The 38 percent year-on-year decline “mainly reflected the impact of lower crude oil prices and weakening refining and chemicals margins,” the world’s largest, state-owned oil company announced in a statement released Monday on the Saudi stock exchange.
“Our strong results reflect our resilience and ability to adapt through market cycles,” CEO Amin Nasser stated.
“We continue to demonstrate our long-standing ability to meet the needs of customers around the world with high levels of reliability,” he added.
For our shareholders, we intend to start distributing our first performance-linked dividend in the third quarter.” Aramco’s top executive further noted.
The decline followed a drop of 19.25 percent in the first quarter, according to the statement.
Saudi Arabia, which owes 90 percent of Aramco’s shares, announced in April that it would cut 500,000 barrels per day, as part of a coordinated effort with other oil-producing countries to reduce supply by over one million barrels per day in an attempt to avert declining oil prices.

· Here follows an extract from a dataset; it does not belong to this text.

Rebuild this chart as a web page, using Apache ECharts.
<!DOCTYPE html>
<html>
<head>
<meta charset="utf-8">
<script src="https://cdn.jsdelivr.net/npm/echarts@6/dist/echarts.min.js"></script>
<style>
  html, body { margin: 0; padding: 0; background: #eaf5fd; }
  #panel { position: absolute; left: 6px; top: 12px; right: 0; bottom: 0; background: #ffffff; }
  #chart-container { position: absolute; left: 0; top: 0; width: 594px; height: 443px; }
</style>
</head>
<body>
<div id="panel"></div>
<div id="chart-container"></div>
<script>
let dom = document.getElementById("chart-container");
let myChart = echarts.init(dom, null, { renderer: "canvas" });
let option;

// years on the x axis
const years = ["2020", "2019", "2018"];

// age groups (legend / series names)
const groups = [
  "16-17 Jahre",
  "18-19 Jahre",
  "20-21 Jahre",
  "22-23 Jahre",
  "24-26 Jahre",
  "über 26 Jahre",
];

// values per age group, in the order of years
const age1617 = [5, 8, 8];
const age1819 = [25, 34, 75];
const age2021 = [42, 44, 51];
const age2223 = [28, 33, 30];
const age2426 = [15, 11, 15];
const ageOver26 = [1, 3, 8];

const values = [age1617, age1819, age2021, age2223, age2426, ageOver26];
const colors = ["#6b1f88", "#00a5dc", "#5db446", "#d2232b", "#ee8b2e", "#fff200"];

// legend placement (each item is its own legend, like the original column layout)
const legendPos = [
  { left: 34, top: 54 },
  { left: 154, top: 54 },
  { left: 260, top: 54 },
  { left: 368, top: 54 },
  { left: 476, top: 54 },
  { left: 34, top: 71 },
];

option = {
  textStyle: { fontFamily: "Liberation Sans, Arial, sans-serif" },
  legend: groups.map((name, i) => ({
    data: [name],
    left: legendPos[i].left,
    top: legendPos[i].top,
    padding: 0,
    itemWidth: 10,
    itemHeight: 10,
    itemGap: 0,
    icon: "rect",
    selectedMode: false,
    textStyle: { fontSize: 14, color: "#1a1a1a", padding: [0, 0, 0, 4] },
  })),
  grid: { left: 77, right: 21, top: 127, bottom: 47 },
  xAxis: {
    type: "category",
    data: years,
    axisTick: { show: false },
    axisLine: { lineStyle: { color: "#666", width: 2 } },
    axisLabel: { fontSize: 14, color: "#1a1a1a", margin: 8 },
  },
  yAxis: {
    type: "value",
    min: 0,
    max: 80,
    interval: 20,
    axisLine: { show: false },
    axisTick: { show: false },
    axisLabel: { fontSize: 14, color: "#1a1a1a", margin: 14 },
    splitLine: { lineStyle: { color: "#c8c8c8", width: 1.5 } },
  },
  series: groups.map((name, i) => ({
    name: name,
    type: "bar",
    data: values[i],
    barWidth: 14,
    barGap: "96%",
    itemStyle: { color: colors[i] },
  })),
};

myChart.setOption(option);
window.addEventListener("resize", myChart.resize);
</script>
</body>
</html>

In June, the Saudi energy ministry announced a further voluntary cut of one million barrels per day (bpd) which took effect in July and has been extended through September.
The Persian Gulf Arab state’s daily production now stands at approximately nine million bpd, far below its reported daily capacity of 12 million bpd.
Aramco reported record profits totaling $161.1 billion last year, allowing the kingdom to notch up its first annual budget surplus in nearly a decade.